Although still relatively small, the portion of the aid budget dedicated to infrastructure and trade facilitation has actually increased by more than 50% from the 2014–15 budget, due largely to Australia’s recent decision to fund an underwater internet cable from Sydney to Solomon Islands. Prior to 2014–15, the infrastructure component was usually even smaller.
Yet even a short visit to most Pacific island countries reveals that dire infrastructure needs sit side by side with very large Australian aid programs. For example, Solomon Islands has received more than $3 billion in Australian aid since 2003, largely due to the Australian-led Regional Assistance Mission to Solomon Islands (RAMSI).
But hardly any of RAMSI’s budget was used for infrastructure. The capital Honiara’s main drag, Mendana Avenue, now has worse potholes than a decade ago. It also has one of the world’s most expensive electricity markets, as supply is provided solely by diesel-powered stations.
Hence it is not surprising that Pacific leaders have had a difficult relationship with Australian aid. On the one hand, it is a vital source of income for relatively poor and often aid-dependent countries; on the other hand, it is quite intrusive and has few tangible benefits.

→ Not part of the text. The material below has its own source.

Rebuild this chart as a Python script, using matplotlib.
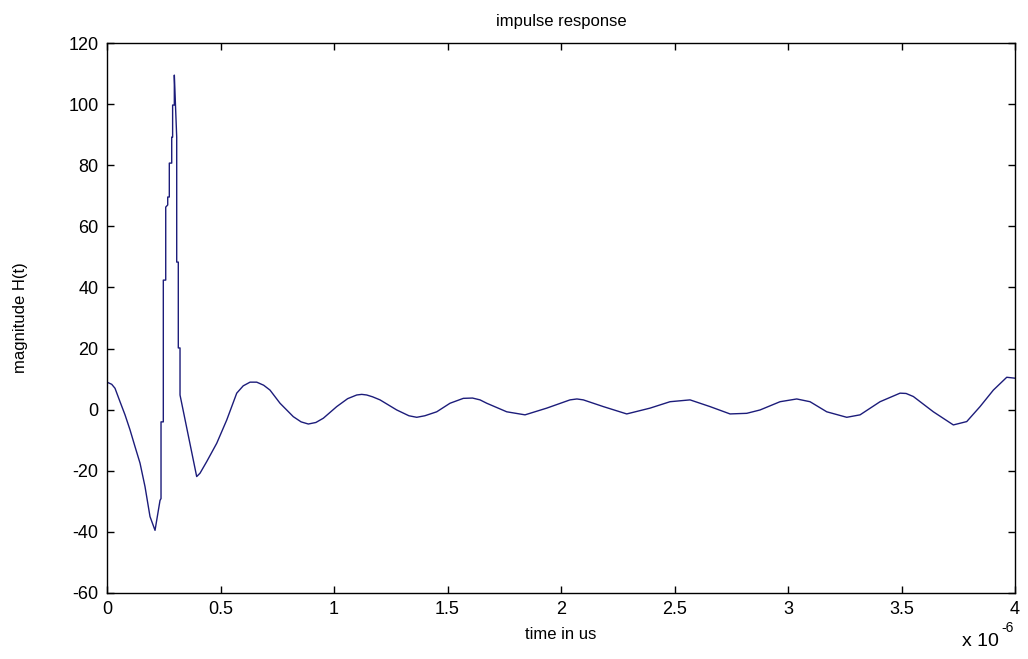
import numpy as np
import matplotlib
matplotlib.use("Agg")
import matplotlib.pyplot as plt

# impulse response (time in us, magnitude)
t_us = [0.0, 0.0207, 0.0352, 0.0573, 0.0793, 0.1013, 0.1233, 0.1454, 0.1674, 0.1894,
        0.2115, 0.2335, 0.2379, 0.2379, 0.248, 0.248, 0.2586, 0.2586, 0.2674, 0.2674,
        0.2744, 0.2744, 0.285, 0.285, 0.289, 0.289, 0.2965, 0.2965, 0.307, 0.307,
        0.314, 0.314, 0.3216, 0.3216, 0.395, 0.4097, 0.4392, 0.4833, 0.5273, 0.5714,
        0.60, 0.630, 0.6595, 0.69, 0.718, 0.7621, 0.8207, 0.855, 0.8868, 0.92,
        0.953, 1.0119, 1.06, 1.1, 1.122, 1.144, 1.17,
        1.2026, 1.2762, 1.33, 1.3643, 1.40, 1.4524, 1.511, 1.5696, 1.61, 1.6432,
        1.6727, 1.7608, 1.8414, 1.937, 2.0396, 2.07, 2.0982, 2.1863, 2.2894, 2.3921,
        2.4802, 2.5683, 2.6564, 2.7445, 2.8181, 2.8767, 2.9648, 3.0383, 3.0969, 3.1705,
        3.2586, 3.3172, 3.4053, 3.4934, 3.52, 3.552, 3.6401, 3.7282, 3.7872, 3.8458,
        3.9044, 3.9634, 4.0]
mag = [9.0, 8.3, 7.0, 2.6, -1.7, -6.6, -12.1, -17.5, -25.2, -35.0,
       -39.5, -29.7, -29.1, -4.0, -4.0, 42.4, 42.4, 66.3, 67.0, 69.6,
       69.6, 80.7, 80.7, 89.2, 89.2, 99.7, 99.7, 109.5, 89.2, 48.3,
       48.3, 20.2, 20.2, 4.8, -21.9, -20.8, -17.0, -11.0, -3.4, 5.4,
       7.8, 9.0, 9.0, 8.0, 6.4, 2.1, -2.3, -4.0, -4.7, -4.2,
       -2.8, 1.0, 3.6, 4.8, 5.0, 4.8, 4.2,
       3.2, -0.1, -2.0, -2.5, -2.0, -0.7, 2.1, 3.7, 3.8, 3.2,
       2.1, -0.7, -1.7, 0.5, 3.2, 3.5, 3.2, 1.0, -1.4, 0.5,
       2.6, 3.2, 1.0, -1.4, -1.2, -0.1, 2.6, 3.5, 2.6, -0.7,
       -2.5, -1.7, 2.6, 5.4, 5.3, 4.3, -0.7, -5.0, -3.9, 1.0,
       6.4, 10.6, 10.3]

xticks = [0, 0.5, 1, 1.5, 2, 2.5, 3, 3.5, 4]
xticklabels = ['0', '0.5', '1', '1.5', '2', '2.5', '3', '3.5', '4']
yticks = list(range(-60, 121, 20))

plt.rcParams['font.family'] = ['Liberation Sans', 'DejaVu Sans']
plt.rcParams['axes.unicode_minus'] = False

fig = plt.figure(figsize=(10.28, 6.59), dpi=100)
ax = fig.add_axes([0.1041, 0.1002, 0.8833, 0.8345])

t = np.array(t_us) * 1e-6
ax.plot(t, mag, color='#1c1c7a', lw=1.0)

ax.set_xlim(0, 4e-6)
ax.set_ylim(-60, 120)
ax.set_xticks([v * 1e-6 for v in xticks])
ax.set_xticklabels(xticklabels)
ax.set_yticks(yticks)
ax.tick_params(direction='in', length=5, width=1, top=True, right=True,
               labelsize=13, pad=6)
for s in ax.spines.values():
    s.set_linewidth(1.0)

ax.set_title('impulse response', fontsize=12, pad=12)
ax.set_xlabel('time in us', fontsize=12, labelpad=6)
ax.set_ylabel('magnitude H(t)', fontsize=12, labelpad=29)

# matlab style exponent below the x axis
fig.text(0.972, 0.013, 'x 10', ha='right', va='bottom', fontsize=14)
fig.text(0.974, 0.036, '-6', ha='left', va='bottom', fontsize=10)

fig.savefig('out.png', dpi=100)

Chinese development financing, meanwhile, is heavily skewed towards funding infrastructure projects and typically does not involve intrusive governance prescriptions.
The availability of Chinese development financing has therefore provided Pacific leaders with a means of pushing back on the more intrusive aspects of Australian aid. For instance, PNG elites have often publicly compared Australian and Chinese development financing, recently telling Australian researchers that China’s “flexible” support was preferable to Australia’s “paternalistic” aid, notwithstanding some concerns regarding the potentially negative effects of Chinese engagement on PNG’s democratic institutions and corruption levels.
Fijian elites similarly alluded to the country’s deepening economic relationship with China to alleviate the Australian Government’s pressure for rapid democratisation following the 2006 coup.
It is therefore Pacific leaders, not Beijing, who have sought to portray China’s growing presence in the Pacific as representing a challenge to Australian dominance, and with considerable success.
The Australian Government has fully accepted the narrative of a Chinese strategic challenge, as reflected in official rhetoric and changes to its aid program to better align it with the wishes of Pacific governments. Canberra’s concerns over growing Chinese influence in the Pacific in fact predate the current crisis in the bilateral relationship, as indicated by the government’s about-face towards Fiji, from exclusion to engagement, in 2013.
Indeed, Australia’s decision to fund the expensive underwater internet cable to Solomon Islands represents a significant shift from past practice, and was explicitly made to prevent the giant Chinese telecommunications company Huawei from winning the contract.
Closer inspection of Chinese projects in the Pacific would have revealed that they are usually driven from below by companies seeking commercial opportunities, with little coordination or apparent strategic intent. In fact, there is little evidence to show strategic design in the wider Belt and Road Initiative. But what counts is what Australian policymakers think is happening in the region.
Nonetheless, even if based on a shoddy assessment of the scale of China’s challenge to Australian dominance in the Pacific, funding infrastructure would be a much better use of Australia’s aid dollars than promoting “effective governance”.
To be sure, some infrastructure spending would still constitute “boomerang aid”, but at least something useful and tangible would remain.
Ideally, Australia should funnel additional resources to the Asian Development Bank or World Bank, which have an established record of building infrastructure. But given Canberra wants to be seen building infrastructure in the Pacific, this is unlikely.